There seems to be a lot of unnecessary format conversions going on, and using the simplest data structures available is the fastest. calc parameter is a numeric vector, so you can use numeric vectors everywhere. Also, rounding and casting into an integer is redundant.
fusion3 <- function(x) {
n <- x[3] # get the stratum
g <- x[1:(Strata.n-1)] + as.numeric(bias[n,]) # add bias to raster values
g[g < 0] <- 0 # set values below 0 to 0
w <- as.numeric(weight[n,1:(Strata.n-1)]) # get correct strata weight values
w[is.na(g)]<- NA # set weight to NA if (g) raster values are NA
p <- sum(w, na.rm = T) # calculate sum of weight values
pp <- w/p # divide weight values by sum to get the proportion to == 1
result <- as.integer(sum(pp*g, na.rm = T)+0.5) # return raster value
return(result)
}
On a 100x100 raster, your original functions take:
system.time(Fused.map <- calc(s, fun = fusion, progress = 'text'))
user system elapsed
0.015 0.000 0.015
system.time(Fused.map <- calc(s, fun = fusion2, progress = 'text'))
user system elapsed
8.270 0.078 8.312
The modified function is already 5 times faster:
system.time(Fused.map3 <- calc(s, fun = fusion3, progress = 'text'))
user system elapsed
1.970 0.026 1.987
Next, precompute matrices from the data frames so you don't need to do that for each pixel:
bias_matrix = as.matrix(bias)
weight_matrix = as.matrix(weight)
fusion3 <- function(x) {
n <- x[3] # get the stratum
g <- x[1:(Strata.n-1)] + bias_matrix[n,] # add bias to raster values
g[g < 0] <- 0 # set values below 0 to 0
w <- weight_matrix[n,1:(Strata.n-1)] # get correct strata weight values
w[is.na(g)]<- NA # set weight to NA if (g) raster values are NA
p <- sum(w, na.rm = T) # calculate sum of weight values
pp <- w/p # divide weight values by sum to get the proportion to == 1
result <- as.integer(sum(pp*g, na.rm = T)+0.5) # return raster value
return(result)
}
We get:
system.time(Fused.map3 <- calc(s, fun = fusion3, progress = 'text'))
user system elapsed
0.312 0.008 0.318
And finally, also precompute 1:(Strata.n-1):
bias_matrix = as.matrix(bias)
weight_matrix = as.matrix(weight)
Strata.minus1 = 1:(Strata.n-1)
fusion3 <- function(x) {
n <- x[3] # get the stratum
g <- x[Strata.minus1] + bias_matrix[n,] # add bias to raster values
g[g < 0] <- 0 # set values below 0 to 0
w <- weight_matrix[n,Strata.minus1] # get correct strata weight values
w[is.na(g)]<- NA # set weight to NA if (g) raster values are NA
p <- sum(w, na.rm = T) # calculate sum of weight values
pp <- w/p # divide weight values by sum to get the proportion to == 1
result <- as.integer(sum(pp*g, na.rm = T)+0.5) # return raster value
return(result)
}
We get:
system.time(Fused.map3 <- calc(s, fun = fusion3, progress = 'text'))
user system elapsed
0.252 0.011 0.262
That's not quite 0.015 yet, but you also have to take into consideration that your original function does not output integers, nor does it set values below 0 to 0, nor does it make the proportions sum to 1, nor as you mentioned deal with NAs.

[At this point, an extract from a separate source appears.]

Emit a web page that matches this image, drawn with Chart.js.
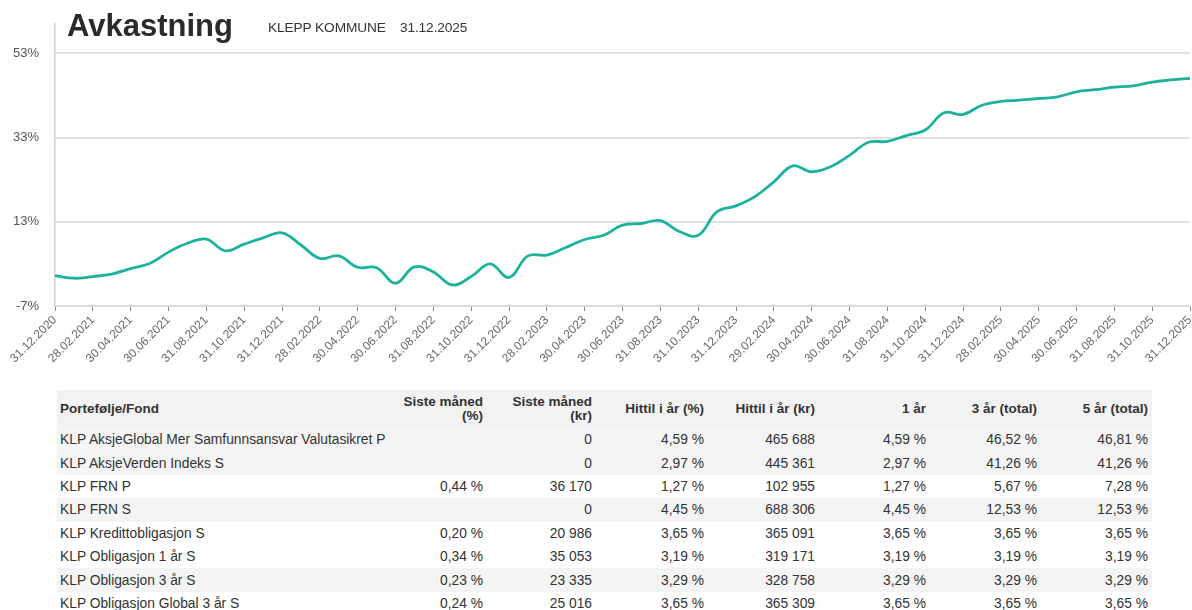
<!DOCTYPE html>
<html>
<head>
<meta charset="utf-8">
<script src="https://cdn.jsdelivr.net/npm/chart.js@4.4.1/dist/chart.umd.min.js"></script>
<style>
  body { margin: 0; background: #fff; font-family: "Liberation Sans", Arial, sans-serif; color: #333; }
  .page { position: relative; width: 1192px; height: 610px; overflow: hidden; }
  .chart-wrap { position: absolute; left: 0; top: 0; width: 1192px; height: 372px; }
  .title { position: absolute; left: 67px; top: 10px; font-size: 31px; line-height: 31px; font-weight: bold; color: #2a2a2a; }
  .subtitle { position: absolute; left: 268px; top: 21px; font-size: 13.7px; line-height: 14px; color: #333; letter-spacing: -0.1px; }
  .subtitle span { margin-left: 14px; }
  table { position: absolute; left: 57px; top: 390px; width: 1095px; border-collapse: collapse; table-layout: fixed; font-size: 13.8px; color: #333; }
  th, td { padding: 0 4px 0 3px; text-align: right; white-space: nowrap; }
  th { font-weight: bold; height: 38px; vertical-align: middle; background: #f2f2f2; line-height: 14px; font-size: 13.5px; }
  td { height: 23.4px; }
  th:first-child, td:first-child { text-align: left; }
  tr.shade td { background: #f4f4f4; }
</style>
</head>
<body>
<div class="page">
  <div class="chart-wrap"><canvas id="myChart"></canvas></div>
  <div class="title">Avkastning</div>
  <div class="subtitle">KLEPP KOMMUNE<span>31.12.2025</span></div>
  <table>
    <colgroup>
      <col style="width:343px"><col style="width:87px"><col style="width:109px"><col style="width:112px">
      <col style="width:111px"><col style="width:111px"><col style="width:111px"><col style="width:111px">
    </colgroup>
    <thead><tr class="head"></tr></thead>
    <tbody class="table-body"></tbody>
  </table>
</div>

<script>
const dates = [
  "31.12.2020",
  "31.01.2021", "28.02.2021", "31.03.2021", "30.04.2021", "31.05.2021", "30.06.2021",
  "31.07.2021", "31.08.2021", "30.09.2021", "31.10.2021", "30.11.2021", "31.12.2021",
  "31.01.2022", "28.02.2022", "31.03.2022", "30.04.2022", "31.05.2022", "30.06.2022",
  "31.07.2022", "31.08.2022", "30.09.2022", "31.10.2022", "30.11.2022", "31.12.2022",
  "31.01.2023", "28.02.2023", "31.03.2023", "30.04.2023", "31.05.2023", "30.06.2023",
  "31.07.2023", "31.08.2023", "30.09.2023", "31.10.2023", "30.11.2023", "31.12.2023",
  "31.01.2024", "29.02.2024", "31.03.2024", "30.04.2024", "31.05.2024", "30.06.2024",
  "31.07.2024", "31.08.2024", "30.09.2024", "31.10.2024", "30.11.2024", "31.12.2024",
  "31.01.2025", "28.02.2025", "31.03.2025", "30.04.2025", "31.05.2025", "30.06.2025",
  "31.07.2025", "31.08.2025", "30.09.2025", "31.10.2025", "30.11.2025", "31.12.2025"
];

// akkumulert avkastning i prosent, en verdi per måned
const returns = [
  0.2,
  -0.4, 0.0, 0.6, 1.9, 3.1, 5.8, 7.9, 8.9, 6.1, 7.7, 9.2, 10.4,
  7.5, 4.3, 4.9, 2.2, 2.1, -1.6, 2.3, 1.1, -2.0, 0.0, 3.0, -0.2,
  4.9, 5.1, 6.9, 8.8, 9.8, 12.2, 12.6, 13.3, 10.7, 9.8, 15.4, 16.8,
  19.0, 22.5, 26.3, 24.9, 26.1, 28.8, 31.9, 32.1, 33.5, 34.8, 38.9, 38.5,
  40.7, 41.6, 41.9, 42.3, 42.7, 43.9, 44.4, 45.0, 45.3, 46.2, 46.7, 47.1
];

const yTicks = [-7, 13, 33, 53];

const headers = ["Portefølje/Fond", "Siste måned<br>(%)", "Siste måned<br>(kr)", "Hittil i år (%)",
  "Hittil i år (kr)", "1 år", "3 år (total)", "5 år (total)"];

const funds = [
  "KLP AksjeGlobal Mer Samfunnsansvar Valutasikret P",
  "KLP AksjeVerden Indeks S",
  "KLP FRN P",
  "KLP FRN S",
  "KLP Kredittobligasjon S",
  "KLP Obligasjon 1 år S",
  "KLP Obligasjon 3 år S",
  "KLP Obligasjon Global 3 år S"
];
const lastMonthPct = ["", "", "0,44 %", "", "0,20 %", "0,34 %", "0,23 %", "0,24 %"];
const lastMonthKr = ["0", "0", "36 170", "0", "20 986", "35 053", "23 335", "25 016"];
const ytdPct = ["4,59 %", "2,97 %", "1,27 %", "4,45 %", "3,65 %", "3,19 %", "3,29 %", "3,65 %"];
const ytdKr = ["465 688", "445 361", "102 955", "688 306", "365 091", "319 171", "328 758", "365 309"];
const oneYear = ["4,59 %", "2,97 %", "1,27 %", "4,45 %", "3,65 %", "3,19 %", "3,29 %", "3,65 %"];
const threeYear = ["46,52 %", "41,26 %", "5,67 %", "12,53 %", "3,65 %", "3,19 %", "3,29 %", "3,65 %"];
const fiveYear = ["46,81 %", "41,26 %", "7,28 %", "12,53 %", "3,65 %", "3,19 %", "3,29 %", "3,65 %"];
const shaded = [true, true, false, true, false, false, true, false];

// Table
document.querySelector(".head").innerHTML = headers.map(h => `<th>${h}</th>`).join("");

const tableBody = document.querySelector(".table-body");
funds.forEach((fund, i) => {
  tableBody.innerHTML += `
    <tr class="${shaded[i] ? "shade" : ""}">
      <td>${fund}</td>
      <td>${lastMonthPct[i]}</td>
      <td>${lastMonthKr[i]}</td>
      <td>${ytdPct[i]}</td>
      <td>${ytdKr[i]}</td>
      <td>${oneYear[i]}</td>
      <td>${threeYear[i]}</td>
      <td>${fiveYear[i]}</td>
    </tr>`;
});

// Chart
const ctx = document.getElementById("myChart").getContext("2d");

new Chart(ctx, {
  type: "line",
  data: {
    labels: dates,
    datasets: [{
      data: returns,
      borderColor: "#1cb29c",
      borderWidth: 2.8,
      tension: 0.4,
      pointRadius: 0,
      fill: false,
    }],
  },
  options: {
    responsive: true,
    maintainAspectRatio: false,
    animation: false,
    layout: { padding: { top: 24, right: 2, left: 0, bottom: 0 } },
    plugins: {
      legend: { display: false },
      tooltip: { enabled: false },
    },
    scales: {
      x: {
        afterFit: (scale) => {
          scale.height = 66;
          scale.paddingRight = 0;
          scale.paddingLeft = 0;
        },
        grid: { drawOnChartArea: false, drawTicks: true, tickLength: 5, tickColor: "#888", tickWidth: 1 },
        border: { display: true, color: "#dcdcdc", width: 2 },
        ticks: {
          autoSkip: false,
          maxRotation: 45,
          minRotation: 45,
          padding: 2,
          color: "#6a6a6a",
          font: { family: "Liberation Sans", size: 12 },
          callback: function (value, index) {
            return index % 2 === 0 ? this.getLabelForValue(value) : null;
          },
        },
      },
      y: {
        min: -7,
        max: 60,
        afterFit: (scale) => { scale.width = 55; },
        afterBuildTicks: (scale) => { scale.ticks = yTicks.map(v => ({ value: v })); },
        grid: { color: "#e2e2e2", lineWidth: 2, drawTicks: false },
        border: { display: true, color: "#d0d0d0", width: 1.5 },
        ticks: {
          padding: 16,
          color: "#555",
          font: { family: "Liberation Sans", size: 13 },
          callback: (value) => value + "%",
        },
      },
    },
  },
});
</script>
</body>
</html>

Mind you, this function still only works with only two rasters, because you hardcode stratum as layer 3. You should instead use raster::overlay with two parameters, the stratum raster and the layers themselves (or use calc with the stratum raster as layer 1, but that's not what calc is designed for).